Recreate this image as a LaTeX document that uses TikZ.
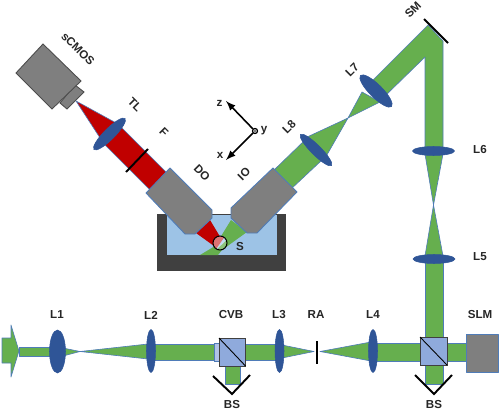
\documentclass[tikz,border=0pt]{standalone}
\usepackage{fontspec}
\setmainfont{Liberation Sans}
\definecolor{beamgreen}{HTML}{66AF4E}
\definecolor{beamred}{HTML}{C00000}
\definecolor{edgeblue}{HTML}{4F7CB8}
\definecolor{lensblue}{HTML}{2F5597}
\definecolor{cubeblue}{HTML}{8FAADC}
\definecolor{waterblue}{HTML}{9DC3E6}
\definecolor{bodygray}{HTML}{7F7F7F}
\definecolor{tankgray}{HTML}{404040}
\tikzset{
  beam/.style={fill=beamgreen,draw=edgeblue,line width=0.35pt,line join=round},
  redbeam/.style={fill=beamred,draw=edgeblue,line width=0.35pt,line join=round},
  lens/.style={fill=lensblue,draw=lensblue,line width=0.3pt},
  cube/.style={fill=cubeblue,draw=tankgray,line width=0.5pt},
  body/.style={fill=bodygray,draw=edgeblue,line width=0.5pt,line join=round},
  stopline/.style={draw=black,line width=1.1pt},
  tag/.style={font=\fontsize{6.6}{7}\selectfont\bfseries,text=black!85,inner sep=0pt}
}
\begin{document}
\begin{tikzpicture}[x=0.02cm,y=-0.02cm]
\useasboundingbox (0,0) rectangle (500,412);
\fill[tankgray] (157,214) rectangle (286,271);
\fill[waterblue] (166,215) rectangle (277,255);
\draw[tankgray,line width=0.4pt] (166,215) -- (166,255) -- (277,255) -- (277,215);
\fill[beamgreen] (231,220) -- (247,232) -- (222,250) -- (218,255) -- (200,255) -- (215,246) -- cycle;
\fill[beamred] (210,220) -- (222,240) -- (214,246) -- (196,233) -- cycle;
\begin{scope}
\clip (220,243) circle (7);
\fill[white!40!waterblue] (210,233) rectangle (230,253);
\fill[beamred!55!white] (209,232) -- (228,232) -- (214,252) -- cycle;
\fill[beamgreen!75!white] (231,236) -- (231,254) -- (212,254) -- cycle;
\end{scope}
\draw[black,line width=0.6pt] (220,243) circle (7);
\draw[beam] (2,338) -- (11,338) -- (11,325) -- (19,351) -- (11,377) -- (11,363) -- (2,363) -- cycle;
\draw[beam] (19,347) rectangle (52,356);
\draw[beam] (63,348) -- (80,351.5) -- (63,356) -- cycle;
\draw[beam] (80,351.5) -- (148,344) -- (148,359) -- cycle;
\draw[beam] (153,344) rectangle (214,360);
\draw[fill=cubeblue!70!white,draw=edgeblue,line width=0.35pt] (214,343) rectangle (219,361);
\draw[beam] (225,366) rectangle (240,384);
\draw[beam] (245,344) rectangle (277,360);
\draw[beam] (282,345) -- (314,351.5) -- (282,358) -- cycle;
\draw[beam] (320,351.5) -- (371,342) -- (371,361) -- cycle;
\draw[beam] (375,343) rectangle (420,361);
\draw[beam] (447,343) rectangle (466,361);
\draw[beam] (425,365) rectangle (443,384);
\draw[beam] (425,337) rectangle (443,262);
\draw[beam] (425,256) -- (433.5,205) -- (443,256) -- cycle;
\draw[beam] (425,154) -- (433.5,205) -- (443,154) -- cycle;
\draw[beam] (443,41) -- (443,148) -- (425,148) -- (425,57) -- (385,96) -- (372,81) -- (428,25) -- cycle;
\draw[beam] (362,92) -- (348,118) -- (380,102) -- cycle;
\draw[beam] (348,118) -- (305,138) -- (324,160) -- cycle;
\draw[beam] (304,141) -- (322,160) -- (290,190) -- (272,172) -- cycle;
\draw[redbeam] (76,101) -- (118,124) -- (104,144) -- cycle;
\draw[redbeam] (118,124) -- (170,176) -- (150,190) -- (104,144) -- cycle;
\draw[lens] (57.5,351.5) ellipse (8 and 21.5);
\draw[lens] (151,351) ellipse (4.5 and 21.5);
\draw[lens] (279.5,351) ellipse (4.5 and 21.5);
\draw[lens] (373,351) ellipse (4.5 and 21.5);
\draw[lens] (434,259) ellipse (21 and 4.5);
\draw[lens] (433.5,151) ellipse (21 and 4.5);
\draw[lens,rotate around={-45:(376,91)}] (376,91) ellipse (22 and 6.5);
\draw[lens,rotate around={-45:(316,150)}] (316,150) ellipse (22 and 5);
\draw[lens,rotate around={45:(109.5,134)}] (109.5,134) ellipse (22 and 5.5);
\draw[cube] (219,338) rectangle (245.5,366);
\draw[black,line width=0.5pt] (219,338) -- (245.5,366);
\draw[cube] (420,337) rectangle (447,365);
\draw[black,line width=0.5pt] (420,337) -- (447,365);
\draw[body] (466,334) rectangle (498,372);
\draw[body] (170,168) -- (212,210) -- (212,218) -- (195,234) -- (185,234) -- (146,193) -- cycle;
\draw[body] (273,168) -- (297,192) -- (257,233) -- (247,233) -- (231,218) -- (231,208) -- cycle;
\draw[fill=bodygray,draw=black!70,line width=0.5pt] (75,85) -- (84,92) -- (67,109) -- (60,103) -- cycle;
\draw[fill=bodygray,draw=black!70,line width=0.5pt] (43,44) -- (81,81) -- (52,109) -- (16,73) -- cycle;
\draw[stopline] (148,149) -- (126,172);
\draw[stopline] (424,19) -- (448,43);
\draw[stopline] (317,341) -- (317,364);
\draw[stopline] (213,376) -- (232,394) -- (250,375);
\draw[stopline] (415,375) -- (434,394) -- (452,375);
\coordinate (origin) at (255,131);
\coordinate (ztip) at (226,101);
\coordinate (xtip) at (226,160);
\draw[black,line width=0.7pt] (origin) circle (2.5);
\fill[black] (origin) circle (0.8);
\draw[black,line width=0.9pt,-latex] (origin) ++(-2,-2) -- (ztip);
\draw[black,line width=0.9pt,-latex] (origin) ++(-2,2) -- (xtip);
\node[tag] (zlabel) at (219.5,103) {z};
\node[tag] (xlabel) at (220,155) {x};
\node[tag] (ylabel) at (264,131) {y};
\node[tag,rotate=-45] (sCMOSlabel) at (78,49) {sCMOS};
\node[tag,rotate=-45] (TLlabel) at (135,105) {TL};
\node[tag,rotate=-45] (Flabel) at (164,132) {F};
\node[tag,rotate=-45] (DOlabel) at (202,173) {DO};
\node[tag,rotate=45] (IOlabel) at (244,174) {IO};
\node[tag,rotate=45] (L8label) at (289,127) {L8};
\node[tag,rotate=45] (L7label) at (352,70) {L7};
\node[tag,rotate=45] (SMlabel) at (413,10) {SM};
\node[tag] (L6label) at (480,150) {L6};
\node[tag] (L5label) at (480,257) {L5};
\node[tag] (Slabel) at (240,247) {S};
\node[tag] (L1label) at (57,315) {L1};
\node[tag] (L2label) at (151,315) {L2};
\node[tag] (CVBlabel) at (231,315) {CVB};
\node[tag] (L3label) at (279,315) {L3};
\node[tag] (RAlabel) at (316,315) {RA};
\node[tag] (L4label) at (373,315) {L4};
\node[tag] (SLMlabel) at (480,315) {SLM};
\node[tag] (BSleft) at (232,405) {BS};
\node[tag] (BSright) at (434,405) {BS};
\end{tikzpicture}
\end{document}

- - - - -

● **Exercise directions**
Omit any images, then output the listing exactly.

● **Written solution**
Recreate this image as a LaTeX document that uses TikZ.
\documentclass[tikz,border=0pt]{standalone}
\usepackage{fontspec}
\setmainfont{Liberation Sans}
\definecolor{beamgreen}{HTML}{66AF4E}
\definecolor{beamred}{HTML}{C00000}
\definecolor{edgeblue}{HTML}{4F7CB8}
\definecolor{lensblue}{HTML}{2F5597}
\definecolor{cubeblue}{HTML}{8FAADC}
\definecolor{waterblue}{HTML}{9DC3E6}
\definecolor{bodygray}{HTML}{7F7F7F}
\definecolor{tankgray}{HTML}{404040}
\tikzset{
  beam/.style={fill=beamgreen,draw=edgeblue,line width=0.35pt,line join=round},
  redbeam/.style={fill=beamred,draw=edgeblue,line width=0.35pt,line join=round},
  lens/.style={fill=lensblue,draw=lensblue,line width=0.3pt},
  cube/.style={fill=cubeblue,draw=tankgray,line width=0.5pt},
  body/.style={fill=bodygray,draw=edgeblue,line width=0.5pt,line join=round},
  stopline/.style={draw=black,line width=1.1pt},
  tag/.style={font=\fontsize{6.6}{7}\selectfont\bfseries,text=black!85,inner sep=0pt}
}
\begin{document}
\begin{tikzpicture}[x=0.02cm,y=-0.02cm]
\useasboundingbox (0,0) rectangle (500,412);
\fill[tankgray] (157,214) rectangle (286,271);
\fill[waterblue] (166,215) rectangle (277,255);
\draw[tankgray,line width=0.4pt] (166,215) -- (166,255) -- (277,255) -- (277,215);
\fill[beamgreen] (231,220) -- (247,232) -- (222,250) -- (218,255) -- (200,255) -- (215,246) -- cycle;
\fill[beamred] (210,220) -- (222,240) -- (214,246) -- (196,233) -- cycle;
\begin{scope}
\clip (220,243) circle (7);
\fill[white!40!waterblue] (210,233) rectangle (230,253);
\fill[beamred!55!white] (209,232) -- (228,232) -- (214,252) -- cycle;
\fill[beamgreen!75!white] (231,236) -- (231,254) -- (212,254) -- cycle;
\end{scope}
\draw[black,line width=0.6pt] (220,243) circle (7);
\draw[beam] (2,338) -- (11,338) -- (11,325) -- (19,351) -- (11,377) -- (11,363) -- (2,363) -- cycle;
\draw[beam] (19,347) rectangle (52,356);
\draw[beam] (63,348) -- (80,351.5) -- (63,356) -- cycle;
\draw[beam] (80,351.5) -- (148,344) -- (148,359) -- cycle;
\draw[beam] (153,344) rectangle (214,360);
\draw[fill=cubeblue!70!white,draw=edgeblue,line width=0.35pt] (214,343) rectangle (219,361);
\draw[beam] (225,366) rectangle (240,384);
\draw[beam] (245,344) rectangle (277,360);
\draw[beam] (282,345) -- (314,351.5) -- (282,358) -- cycle;
\draw[beam] (320,351.5) -- (371,342) -- (371,361) -- cycle;
\draw[beam] (375,343) rectangle (420,361);
\draw[beam] (447,343) rectangle (466,361);
\draw[beam] (425,365) rectangle (443,384);
\draw[beam] (425,337) rectangle (443,262);
\draw[beam] (425,256) -- (433.5,205) -- (443,256) -- cycle;
\draw[beam] (425,154) -- (433.5,205) -- (443,154) -- cycle;
\draw[beam] (443,41) -- (443,148) -- (425,148) -- (425,57) -- (385,96) -- (372,81) -- (428,25) -- cycle;
\draw[beam] (362,92) -- (348,118) -- (380,102) -- cycle;
\draw[beam] (348,118) -- (305,138) -- (324,160) -- cycle;
\draw[beam] (304,141) -- (322,160) -- (290,190) -- (272,172) -- cycle;
\draw[redbeam] (76,101) -- (118,124) -- (104,144) -- cycle;
\draw[redbeam] (118,124) -- (170,176) -- (150,190) -- (104,144) -- cycle;
\draw[lens] (57.5,351.5) ellipse (8 and 21.5);
\draw[lens] (151,351) ellipse (4.5 and 21.5);
\draw[lens] (279.5,351) ellipse (4.5 and 21.5);
\draw[lens] (373,351) ellipse (4.5 and 21.5);
\draw[lens] (434,259) ellipse (21 and 4.5);
\draw[lens] (433.5,151) ellipse (21 and 4.5);
\draw[lens,rotate around={-45:(376,91)}] (376,91) ellipse (22 and 6.5);
\draw[lens,rotate around={-45:(316,150)}] (316,150) ellipse (22 and 5);
\draw[lens,rotate around={45:(109.5,134)}] (109.5,134) ellipse (22 and 5.5);
\draw[cube] (219,338) rectangle (245.5,366);
\draw[black,line width=0.5pt] (219,338) -- (245.5,366);
\draw[cube] (420,337) rectangle (447,365);
\draw[black,line width=0.5pt] (420,337) -- (447,365);
\draw[body] (466,334) rectangle (498,372);
\draw[body] (170,168) -- (212,210) -- (212,218) -- (195,234) -- (185,234) -- (146,193) -- cycle;
\draw[body] (273,168) -- (297,192) -- (257,233) -- (247,233) -- (231,218) -- (231,208) -- cycle;
\draw[fill=bodygray,draw=black!70,line width=0.5pt] (75,85) -- (84,92) -- (67,109) -- (60,103) -- cycle;
\draw[fill=bodygray,draw=black!70,line width=0.5pt] (43,44) -- (81,81) -- (52,109) -- (16,73) -- cycle;
\draw[stopline] (148,149) -- (126,172);
\draw[stopline] (424,19) -- (448,43);
\draw[stopline] (317,341) -- (317,364);
\draw[stopline] (213,376) -- (232,394) -- (250,375);
\draw[stopline] (415,375) -- (434,394) -- (452,375);
\coordinate (origin) at (255,131);
\coordinate (ztip) at (226,101);
\coordinate (xtip) at (226,160);
\draw[black,line width=0.7pt] (origin) circle (2.5);
\fill[black] (origin) circle (0.8);
\draw[black,line width=0.9pt,-latex] (origin) ++(-2,-2) -- (ztip);
\draw[black,line width=0.9pt,-latex] (origin) ++(-2,2) -- (xtip);
\node[tag] (zlabel) at (219.5,103) {z};
\node[tag] (xlabel) at (220,155) {x};
\node[tag] (ylabel) at (264,131) {y};
\node[tag,rotate=-45] (sCMOSlabel) at (78,49) {sCMOS};
\node[tag,rotate=-45] (TLlabel) at (135,105) {TL};
\node[tag,rotate=-45] (Flabel) at (164,132) {F};
\node[tag,rotate=-45] (DOlabel) at (202,173) {DO};
\node[tag,rotate=45] (IOlabel) at (244,174) {IO};
\node[tag,rotate=45] (L8label) at (289,127) {L8};
\node[tag,rotate=45] (L7label) at (352,70) {L7};
\node[tag,rotate=45] (SMlabel) at (413,10) {SM};
\node[tag] (L6label) at (480,150) {L6};
\node[tag] (L5label) at (480,257) {L5};
\node[tag] (Slabel) at (240,247) {S};
\node[tag] (L1label) at (57,315) {L1};
\node[tag] (L2label) at (151,315) {L2};
\node[tag] (CVBlabel) at (231,315) {CVB};
\node[tag] (L3label) at (279,315) {L3};
\node[tag] (RAlabel) at (316,315) {RA};
\node[tag] (L4label) at (373,315) {L4};
\node[tag] (SLMlabel) at (480,315) {SLM};
\node[tag] (BSleft) at (232,405) {BS};
\node[tag] (BSright) at (434,405) {BS};
\end{tikzpicture}
\end{document}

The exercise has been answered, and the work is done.